Haunted Mansion in theaters
What with El Rio Del Tiempo at Epcot having been retooled into a Three Caballeros adventure, The Haunted Mansion reigns as my fave Disney experience. This new take on the material (from Dear White People and Bad Hair writer-director Justin Simien) is fun, funny and family-friendly, but also just scary enough, and a genuine surprise — at least for me. Any film that features Danny DeVito catching shrimp in his mouth at a teppanyaki restaurant is keyed into a specific aesthetic (mine), and LaKeith Stanfield as a particle physicist with a great sense of drama and comedy brings unexpected gravitas. The ghosts are great (barring general whatsit Jared Leto, who literally could have been anyone else), child actor Chase W. Dillon is a star in the making, and it pays affectionate tribute to the ride’s mythology in a charming way. While I wish it had been in 3D, I have to say this gets close to the transformative joy of Muppet Haunted Mansion, still the best adaptation of the attraction.
The Meg 2: The Trench in theaters
For some reason directed by Ben Wheatley (still chasing the glories of Sightseers and A Field in England), this one-and-a-half-star shark movie steps up a notch in 4DX, because a rampaging requine film is exactly what that film format is made for. The problem is that the first hour feels like a retread of 2020’s Underwater, and it isn’t until the halfway mark that we get to Fun Island, where the idle rich are set up as a buffet for the hungry denizens of the deep. Spread throughout the film’s two hours, though, is about three minutes of a top-notch giant octopus movie, and that’s what you’re left wanting the sequel for. That CG octopus has more personality and better comic timing than any of the actual human cast.

They Cloned Tyrone
They Cloned Tyrone via Netflix
Jamie Foxx’s turn as a pimp named Slick Charles is enough to recommend this film on, though its sci-fi and satire game is just as on point. John Boyega and Teyonah Parris also star in They Cloned Tyrone, a dive into the well of conspiracies that coalesce around the stereotypes that our culture still mold-stamps onto Black communities — as funny and freaky as you would hope for from something determined to vivisect the tropes that our culture can’t let go of some 50 years on. But also, Foxx’s Slick Charles is one for the ages, easily worthy of Black Dynamite’s pimp summit.
Rocky Aur Rani Kii Prem Kahaani in theaters, coming soon to Amazon Prime
A fun and emotionally unpredictable Hindi romantic epic about Laddu empire heir Rocky (Ranveer Singh) and TV personality Rani (Alia Bhatt, from RRR), their dysfunctional families and the weird ways of love.
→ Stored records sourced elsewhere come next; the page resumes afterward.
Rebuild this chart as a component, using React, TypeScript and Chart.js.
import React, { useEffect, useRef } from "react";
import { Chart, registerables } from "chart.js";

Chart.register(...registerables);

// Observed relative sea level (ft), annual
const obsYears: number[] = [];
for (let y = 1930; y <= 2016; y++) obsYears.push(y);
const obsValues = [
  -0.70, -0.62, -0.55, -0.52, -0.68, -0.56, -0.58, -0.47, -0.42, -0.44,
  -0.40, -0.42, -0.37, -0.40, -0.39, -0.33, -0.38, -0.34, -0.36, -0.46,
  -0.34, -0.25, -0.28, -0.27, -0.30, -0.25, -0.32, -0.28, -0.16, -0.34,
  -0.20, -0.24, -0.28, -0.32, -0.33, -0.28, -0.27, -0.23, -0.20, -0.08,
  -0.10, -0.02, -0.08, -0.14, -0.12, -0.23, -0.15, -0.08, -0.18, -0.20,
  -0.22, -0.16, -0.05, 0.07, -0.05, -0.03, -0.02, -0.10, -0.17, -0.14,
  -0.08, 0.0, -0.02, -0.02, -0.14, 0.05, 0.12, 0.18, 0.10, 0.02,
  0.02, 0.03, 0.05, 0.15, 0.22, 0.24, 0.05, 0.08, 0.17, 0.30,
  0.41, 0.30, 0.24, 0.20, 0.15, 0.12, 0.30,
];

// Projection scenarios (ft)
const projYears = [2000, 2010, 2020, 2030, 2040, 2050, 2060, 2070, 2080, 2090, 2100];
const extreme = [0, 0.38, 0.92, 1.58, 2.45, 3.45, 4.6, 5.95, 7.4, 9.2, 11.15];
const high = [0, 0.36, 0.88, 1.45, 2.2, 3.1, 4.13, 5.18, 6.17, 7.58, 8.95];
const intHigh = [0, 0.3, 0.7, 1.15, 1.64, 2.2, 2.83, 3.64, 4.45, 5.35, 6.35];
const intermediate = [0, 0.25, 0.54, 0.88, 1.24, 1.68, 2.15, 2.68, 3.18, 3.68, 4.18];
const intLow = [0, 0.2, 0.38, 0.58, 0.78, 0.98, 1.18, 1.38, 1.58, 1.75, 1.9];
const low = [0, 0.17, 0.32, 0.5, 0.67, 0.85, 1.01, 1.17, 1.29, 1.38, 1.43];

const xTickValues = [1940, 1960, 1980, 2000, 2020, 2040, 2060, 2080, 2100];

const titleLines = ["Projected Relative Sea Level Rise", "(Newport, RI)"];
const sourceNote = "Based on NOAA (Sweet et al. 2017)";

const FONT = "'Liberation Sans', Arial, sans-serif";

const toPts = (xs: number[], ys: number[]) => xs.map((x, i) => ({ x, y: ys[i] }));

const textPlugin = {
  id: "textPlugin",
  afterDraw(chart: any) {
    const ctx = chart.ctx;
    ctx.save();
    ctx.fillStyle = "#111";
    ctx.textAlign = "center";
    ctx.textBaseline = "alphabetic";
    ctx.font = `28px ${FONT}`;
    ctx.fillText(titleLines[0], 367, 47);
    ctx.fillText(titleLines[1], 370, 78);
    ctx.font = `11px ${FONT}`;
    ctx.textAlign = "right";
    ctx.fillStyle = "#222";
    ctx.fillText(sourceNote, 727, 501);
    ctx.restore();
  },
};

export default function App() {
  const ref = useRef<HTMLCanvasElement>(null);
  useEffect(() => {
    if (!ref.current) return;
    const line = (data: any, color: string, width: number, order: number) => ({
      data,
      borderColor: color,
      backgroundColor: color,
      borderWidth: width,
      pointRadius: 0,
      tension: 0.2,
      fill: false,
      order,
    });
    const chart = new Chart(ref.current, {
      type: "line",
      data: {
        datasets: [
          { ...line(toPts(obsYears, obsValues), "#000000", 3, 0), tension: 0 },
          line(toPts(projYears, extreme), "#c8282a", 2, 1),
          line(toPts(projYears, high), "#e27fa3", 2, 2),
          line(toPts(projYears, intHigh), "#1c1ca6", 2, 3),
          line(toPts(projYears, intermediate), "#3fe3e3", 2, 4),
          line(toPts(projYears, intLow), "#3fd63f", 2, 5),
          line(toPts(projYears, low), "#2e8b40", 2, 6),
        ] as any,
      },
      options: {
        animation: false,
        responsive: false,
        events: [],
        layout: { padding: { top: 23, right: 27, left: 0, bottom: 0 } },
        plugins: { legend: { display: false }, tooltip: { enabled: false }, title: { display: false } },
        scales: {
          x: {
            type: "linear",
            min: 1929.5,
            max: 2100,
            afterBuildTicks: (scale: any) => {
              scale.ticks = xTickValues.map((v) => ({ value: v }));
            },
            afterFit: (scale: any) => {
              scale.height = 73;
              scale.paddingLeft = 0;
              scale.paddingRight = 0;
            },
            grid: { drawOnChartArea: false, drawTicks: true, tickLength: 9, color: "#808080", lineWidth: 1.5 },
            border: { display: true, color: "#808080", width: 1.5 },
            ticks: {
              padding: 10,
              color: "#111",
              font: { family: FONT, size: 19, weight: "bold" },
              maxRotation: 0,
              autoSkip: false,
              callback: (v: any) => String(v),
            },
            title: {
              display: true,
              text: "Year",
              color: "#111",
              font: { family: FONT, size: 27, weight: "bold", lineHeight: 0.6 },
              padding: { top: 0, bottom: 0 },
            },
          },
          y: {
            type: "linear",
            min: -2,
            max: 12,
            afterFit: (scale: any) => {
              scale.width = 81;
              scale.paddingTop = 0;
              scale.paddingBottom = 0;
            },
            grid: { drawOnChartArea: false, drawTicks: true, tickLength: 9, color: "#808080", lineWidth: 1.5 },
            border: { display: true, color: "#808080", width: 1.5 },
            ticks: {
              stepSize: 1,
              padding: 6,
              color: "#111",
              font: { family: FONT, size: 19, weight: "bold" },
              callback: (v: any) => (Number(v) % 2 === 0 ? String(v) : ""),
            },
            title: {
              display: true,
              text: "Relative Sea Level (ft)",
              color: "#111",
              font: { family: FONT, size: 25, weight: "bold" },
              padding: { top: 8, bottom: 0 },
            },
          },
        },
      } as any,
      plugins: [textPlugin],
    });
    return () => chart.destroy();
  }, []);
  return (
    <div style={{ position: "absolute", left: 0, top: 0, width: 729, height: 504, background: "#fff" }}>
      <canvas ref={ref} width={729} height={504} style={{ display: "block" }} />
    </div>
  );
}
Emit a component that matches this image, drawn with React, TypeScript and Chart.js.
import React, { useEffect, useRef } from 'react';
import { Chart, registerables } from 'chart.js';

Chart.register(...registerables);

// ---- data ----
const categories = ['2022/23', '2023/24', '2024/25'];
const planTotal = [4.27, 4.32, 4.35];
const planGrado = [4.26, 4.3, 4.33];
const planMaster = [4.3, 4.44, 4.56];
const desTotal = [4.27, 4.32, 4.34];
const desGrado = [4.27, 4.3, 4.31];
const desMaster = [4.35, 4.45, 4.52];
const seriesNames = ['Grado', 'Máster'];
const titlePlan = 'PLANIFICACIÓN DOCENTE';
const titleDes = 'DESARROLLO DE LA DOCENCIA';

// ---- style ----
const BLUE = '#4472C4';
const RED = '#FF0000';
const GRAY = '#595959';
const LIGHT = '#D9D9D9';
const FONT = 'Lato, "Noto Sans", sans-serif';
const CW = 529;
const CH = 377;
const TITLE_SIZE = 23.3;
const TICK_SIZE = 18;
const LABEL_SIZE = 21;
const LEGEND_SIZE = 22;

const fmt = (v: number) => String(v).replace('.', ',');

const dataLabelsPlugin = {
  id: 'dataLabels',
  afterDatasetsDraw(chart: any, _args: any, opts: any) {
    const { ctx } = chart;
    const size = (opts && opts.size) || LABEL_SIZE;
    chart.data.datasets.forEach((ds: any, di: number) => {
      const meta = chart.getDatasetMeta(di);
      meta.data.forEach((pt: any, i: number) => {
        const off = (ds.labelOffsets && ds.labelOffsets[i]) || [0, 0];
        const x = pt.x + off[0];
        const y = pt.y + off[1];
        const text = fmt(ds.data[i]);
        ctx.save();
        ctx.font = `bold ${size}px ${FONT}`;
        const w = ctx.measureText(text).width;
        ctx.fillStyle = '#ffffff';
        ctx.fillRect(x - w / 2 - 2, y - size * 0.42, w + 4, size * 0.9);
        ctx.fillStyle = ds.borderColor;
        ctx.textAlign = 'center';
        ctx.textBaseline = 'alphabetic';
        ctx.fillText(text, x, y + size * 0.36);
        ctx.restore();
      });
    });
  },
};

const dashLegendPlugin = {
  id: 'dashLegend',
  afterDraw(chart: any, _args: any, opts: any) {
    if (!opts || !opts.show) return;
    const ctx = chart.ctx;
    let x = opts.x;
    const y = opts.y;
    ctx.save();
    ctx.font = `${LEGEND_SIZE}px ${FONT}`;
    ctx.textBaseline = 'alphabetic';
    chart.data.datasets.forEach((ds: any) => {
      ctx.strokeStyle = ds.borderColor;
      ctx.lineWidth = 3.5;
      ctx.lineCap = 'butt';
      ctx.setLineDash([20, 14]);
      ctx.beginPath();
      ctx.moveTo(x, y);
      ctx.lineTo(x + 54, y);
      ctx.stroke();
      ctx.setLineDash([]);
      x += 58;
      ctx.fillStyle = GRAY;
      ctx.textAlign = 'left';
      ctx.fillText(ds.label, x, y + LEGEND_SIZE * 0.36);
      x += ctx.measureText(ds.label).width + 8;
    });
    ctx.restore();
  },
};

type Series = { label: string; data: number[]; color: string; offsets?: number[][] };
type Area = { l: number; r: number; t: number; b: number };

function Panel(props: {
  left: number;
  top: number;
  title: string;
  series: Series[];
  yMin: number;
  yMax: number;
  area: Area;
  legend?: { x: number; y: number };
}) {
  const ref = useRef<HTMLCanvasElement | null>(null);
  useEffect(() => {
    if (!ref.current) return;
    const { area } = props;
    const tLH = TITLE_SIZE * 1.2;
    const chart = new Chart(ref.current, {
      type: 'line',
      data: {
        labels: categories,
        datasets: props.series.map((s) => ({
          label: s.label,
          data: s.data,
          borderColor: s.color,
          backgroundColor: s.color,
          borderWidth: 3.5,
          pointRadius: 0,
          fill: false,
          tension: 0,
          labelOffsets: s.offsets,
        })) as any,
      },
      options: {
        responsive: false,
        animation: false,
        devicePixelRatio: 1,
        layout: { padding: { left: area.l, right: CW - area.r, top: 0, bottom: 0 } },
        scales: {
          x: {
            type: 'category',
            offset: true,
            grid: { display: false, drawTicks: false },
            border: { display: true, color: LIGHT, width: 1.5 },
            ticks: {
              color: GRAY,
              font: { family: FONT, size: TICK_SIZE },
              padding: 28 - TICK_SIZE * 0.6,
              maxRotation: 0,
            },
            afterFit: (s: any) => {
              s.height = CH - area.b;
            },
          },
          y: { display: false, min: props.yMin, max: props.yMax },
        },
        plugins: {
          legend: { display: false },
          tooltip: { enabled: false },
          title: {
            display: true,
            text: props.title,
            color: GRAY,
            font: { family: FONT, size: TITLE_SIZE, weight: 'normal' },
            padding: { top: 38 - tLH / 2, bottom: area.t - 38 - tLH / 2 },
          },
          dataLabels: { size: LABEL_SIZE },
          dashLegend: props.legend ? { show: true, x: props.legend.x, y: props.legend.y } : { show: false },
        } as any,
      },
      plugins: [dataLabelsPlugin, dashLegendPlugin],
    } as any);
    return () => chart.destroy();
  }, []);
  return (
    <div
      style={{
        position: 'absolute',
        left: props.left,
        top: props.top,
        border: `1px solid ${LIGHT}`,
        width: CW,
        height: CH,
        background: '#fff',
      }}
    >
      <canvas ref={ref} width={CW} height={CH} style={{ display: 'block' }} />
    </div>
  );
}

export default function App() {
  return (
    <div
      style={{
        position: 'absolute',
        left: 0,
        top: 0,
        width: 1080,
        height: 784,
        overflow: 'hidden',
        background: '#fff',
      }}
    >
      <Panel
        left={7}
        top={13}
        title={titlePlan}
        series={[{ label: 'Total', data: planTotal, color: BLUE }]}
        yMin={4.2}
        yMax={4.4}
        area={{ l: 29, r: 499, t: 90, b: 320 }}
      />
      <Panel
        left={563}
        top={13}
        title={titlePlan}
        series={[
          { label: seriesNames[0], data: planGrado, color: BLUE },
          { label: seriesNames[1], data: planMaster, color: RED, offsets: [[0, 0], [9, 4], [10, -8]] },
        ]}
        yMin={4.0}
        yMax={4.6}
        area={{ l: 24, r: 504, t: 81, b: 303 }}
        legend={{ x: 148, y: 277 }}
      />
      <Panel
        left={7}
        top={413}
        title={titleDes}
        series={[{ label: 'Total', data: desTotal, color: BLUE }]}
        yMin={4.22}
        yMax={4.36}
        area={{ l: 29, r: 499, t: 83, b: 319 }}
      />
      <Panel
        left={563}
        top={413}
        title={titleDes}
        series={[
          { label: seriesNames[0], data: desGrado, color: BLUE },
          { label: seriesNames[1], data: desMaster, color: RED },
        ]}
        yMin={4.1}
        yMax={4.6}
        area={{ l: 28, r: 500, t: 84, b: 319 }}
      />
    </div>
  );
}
Singh’s fashion sense is keyed into Prince, specifically during the Lovesexy-into-Graffiti Bridge transition, and the musical numbers are propulsive and epic. Audiences unfamiliar with Indian cinema will see the ending coming, but they’ll in no way know where all the journey is going to take them. Like Oppenheimer, this is a surprisingly brisk three hours.
The Reluctant Icon on Blu-ray from Severin
Debuting as part of Severin Films’ resplendent The Sensual World of Black Emanuelle box set, this short documentary from the incomparable Kier-La Janisse (House of Psychotic Women, Woodlands Dark and Days Bewitched) is a protean look at the life and career of cult icon Laura Gemser and her personification of investigative photojournalist Mae “Emanuelle” Jordan. Janisse has peerless instincts, and she pays respectful and affectionate tribute to an icon who retired on her own terms.
“Card Zero”on Blu-ray from ETR/Vinegar Syndrome, and streaming via ScreamBox
A prequel to this spring’s lysergic found-footage freakout The Outwaters, this remarkable short shows that writer-director Robbie Banfitch could easily make visceral docudramas about young relationships, but his impulse to make genuinely unsettling horror won out. If I still did festival shorts programming, this would be at the top of the list.
Taylor Mac’s 24-Decade History of Popular Music via Max
Given the homophobic tear David Zaslav went on when canceling Talk Show the Game Show and At Home With Amy Sedaris, transforming TruTV into all Impractical Jokers all the time, it’s amazing that anything as queer, empathetic and exceptionally mounted as this documentary managed to emerge under the regime of criminal against cinema Zaslav. This is a two-hour dip into the epic, 24-hour mounting of performance artist/actual genius Taylor Mac’s journey through 240 years of American popular music, spanning from 1776 through 2016. Every single musician should be watching this and taking notes, because there’s simply nothing else to compare it to.